Yang menarik, New Australia merekomendasikan Australia justru memilih
Sukhoi seperti yang dilakukan India, mendapatkan lisensi dengan ijin
membangun Sukhoi Australia, baik Sukhoi Flanker Su-35S atau pesawat
Su-32 Fullback. Preferensi saat ini adalah Su-35S. Saat ini Sukhoi
memberikan lisensi pembuatan pesawat tempur di India dan China.
Australia bisa membeli utuh pesawat Sukhoi dan membangun avioniknya, dan
persenjataan lokal. Kini banyak perusahaan di Rusia, Asia, Israel dan
Eropa terlibat dalam pembuatan komponen Sukhoi. Sukhoi adalah ‘open source’, demikian menurut New Asia.
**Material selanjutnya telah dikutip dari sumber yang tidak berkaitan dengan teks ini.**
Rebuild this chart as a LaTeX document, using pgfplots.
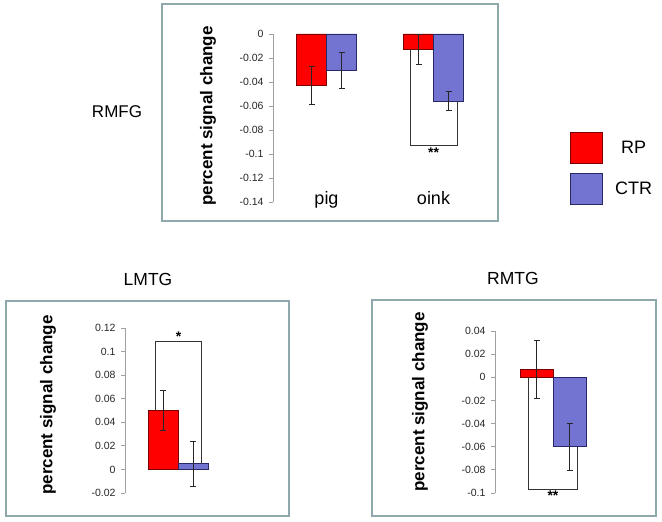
\documentclass[border=0pt]{standalone}
\usepackage{pgfplots}
\pgfplotsset{compat=1.18}
\usepackage{fontspec}
\setmainfont{Liberation Sans}
\definecolor{rpred}{RGB}{255,0,0}
\definecolor{rpedge}{RGB}{120,0,0}
\definecolor{ctrblue}{RGB}{115,115,210}
\definecolor{ctredge}{RGB}{40,40,100}
\definecolor{frame}{RGB}{143,168,172}
\definecolor{axgray}{RGB}{160,160,160}
\tikzset{sigstar/.style={font=\bfseries\fontsize{14}{16}\selectfont, inner sep=1pt}}
\pgfplotsset{
  myax/.style={
    scale only axis, ybar=0pt, clip=false,
    axis x line=none, axis y line*=left,
    y axis line style={axgray, line width=0.8pt, -},
    ytick style={axgray, line width=0.8pt},
    tick align=outside, major tick length=4pt,
    scaled y ticks=false,
    yticklabel style={font=\fontsize{10.5}{12}\selectfont, text=black!85, xshift=-2pt,
      /pgf/number format/fixed, /pgf/number format/precision=2,
      /pgf/number format/assume math mode=true},
    every axis y label/.style={rotate=90, anchor=center,
      font=\bfseries\fontsize{17}{20}\selectfont},
    error bars/y dir=both, error bars/y explicit,
    error bars/error bar style={line width=0.7pt, black!85},
    error bars/error mark options={rotate=90, mark size=3pt, line width=0.7pt, black!85},
  },
  rpbar/.style={fill=rpred, draw=rpedge, line width=0.6pt,
    legend image code/.code={\draw[fill=rpred, draw=rpedge, line width=0.8pt] (0pt,-15.5pt) rectangle (32pt,15.5pt);}},
  ctrbar/.style={fill=ctrblue, draw=ctredge, line width=0.6pt,
    legend image code/.code={\draw[fill=ctrblue, draw=ctredge, line width=0.8pt] (0pt,-15.5pt) rectangle (32pt,15.5pt);}},
}
\begin{document}
\begin{tikzpicture}
\path[use as bounding box] (0pt,0pt) rectangle (662pt,522pt);
% frames
\draw[frame, line width=2pt] (162pt,518pt) rectangle (498pt,301pt);
\draw[frame, line width=2pt] (6pt,221pt) rectangle (289pt,6pt);
\draw[frame, line width=2pt] (372pt,222pt) rectangle (656pt,6pt);
% titles
\node[font=\fontsize{17}{20}\selectfont] at (117pt,410pt) {RMFG};
\node[font=\fontsize{17.5}{20}\selectfont] at (148pt,243pt) {LMTG};
\node[font=\fontsize{17.5}{20}\selectfont] at (513pt,244pt) {RMTG};

% top axis RMFG
\begin{axis}[myax, at={(273pt,320pt)}, anchor=south west,
  x=107pt, y=1200pt, xmin=-0.5, xmax=1.5, ymin=-0.14, ymax=0,
  bar width=30pt,
  ytick={-0.14,-0.12,-0.1,-0.08,-0.06,-0.04,-0.02,0},
  ylabel={percent signal change},
  ylabel style={at={(axis description cs:-0.304,0.512)}},
  legend style={at={(axis description cs:1.388,0.4167)}, anchor=north west,
    draw=none, fill=none, inner sep=0pt, row sep=9pt, column sep=12pt,
    nodes={inner sep=0pt, font=\fontsize{18}{20}\selectfont}},
  legend cell align=center]
\addplot[rpbar] coordinates {(0,-0.043) +- (0,0.016) (1,-0.013) +- (0,0.0125)};
\addlegendentry{RP}
\addplot[ctrbar] coordinates {(0,-0.030) +- (0,0.015) (1,-0.056) +- (0,0.008)};
\addlegendentry{CTR}
\draw[black!80, line width=0.6pt] (axis cs:0.78,-0.013) -- (axis cs:0.78,-0.0925) -- (axis cs:1.22,-0.0925) -- (axis cs:1.22,-0.056);
\node[anchor=north, sigstar] at (axis cs:1,-0.0935) {**};
\node[anchor=base, font=\fontsize{18}{20}\selectfont] at (axis cs:0,-0.1417) {pig};
\node[anchor=base, font=\fontsize{18}{20}\selectfont] at (axis cs:1,-0.1417) {oink};
\end{axis}

% bottom left LMTG
\begin{axis}[myax, at={(125pt,29pt)}, anchor=south west,
  x=107pt, y=1178.6pt, xmin=-0.5, xmax=0.5, ymin=-0.02, ymax=0.12,
  bar width=30pt,
  ytick={-0.02,0,0.02,0.04,0.06,0.08,0.1,0.12},
  ylabel={percent signal change},
  ylabel style={at={(axis description cs:-0.72,0.533)}}]
\addplot[rpbar] coordinates {(0,0.050) +- (0,0.017)};
\addplot[ctrbar] coordinates {(0,0.005) +- (0,0.019)};
\draw[black!80, line width=0.6pt] (axis cs:-0.22,0.05) -- (axis cs:-0.22,0.109) -- (axis cs:0.21,0.109) -- (axis cs:0.21,0.005);
\node[anchor=south, sigstar] at (axis cs:0,0.1075) {*};
\end{axis}

% bottom right RMTG
\begin{axis}[myax, at={(495pt,29pt)}, anchor=south west,
  x=116pt, y=1157pt, xmin=-0.5, xmax=0.5, ymin=-0.1, ymax=0.04,
  bar width=33pt,
  ytick={-0.1,-0.08,-0.06,-0.04,-0.02,0,0.02,0.04},
  ylabel={percent signal change},
  ylabel style={at={(axis description cs:-0.647,0.562)}}]
\addplot[rpbar] coordinates {(0,0.007) +- (0,0.025)};
\addplot[ctrbar] coordinates {(0,-0.060) +- (0,0.020)};
\draw[black!80, line width=0.6pt] (axis cs:-0.21,0) -- (axis cs:-0.21,-0.0968) -- (axis cs:0.21,-0.0968) -- (axis cs:0.21,-0.06);
\node[anchor=north, sigstar] at (axis cs:0,-0.0975) {**};
\end{axis}
\end{tikzpicture}
\end{document}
Dalam pemikiran strategis, Australia selain memandang Indonesia sebagai
ancaman, juga menempatkan India sebagai ancaman. Selain itu perkembangan
situasi Hankam di kawasan Laut Pasifik Selatan, menjadi perhatian
Australia dengan kerjasamanya bersama Amerika. Pada pemerintahan Kevin
Ruud Australia berposisi anti India, pada posisi ini menempatkan
Australia terpaksa membeli F-35. Dalam pemerintahan Julian Gillard,
Australia akan mendekati India dan menjadi sekutunya, berpeluang bisa
mendapatkan peluang memiliki T-50. Australia menurut RBTH lebih baik
memiliki Super Flankers yang murah (USD 66 juta/buah) dibandingkan harga
F-35 (USD 238 juta).
Sukhoi dinilai jauh lebih unggul dibandingkan JSF. Su-35 memiliki
jangkauan efektif sekitar 4.000 km dibandingkan dengan hanya 2.200 km
untuk F-35. . Ini berarti JSF membutuhkan dukungan pesawat tanker untuk
menutup ruang (wilayah Australia) yang lebarnya 4.000km. Selain itu,
kecepatan Su-35 adalah Mach 2,4 (hampir dua setengah kali kecepatan
suara), sedangkan F-35 terbatas pada Mach 1.6. Menurut Victor M.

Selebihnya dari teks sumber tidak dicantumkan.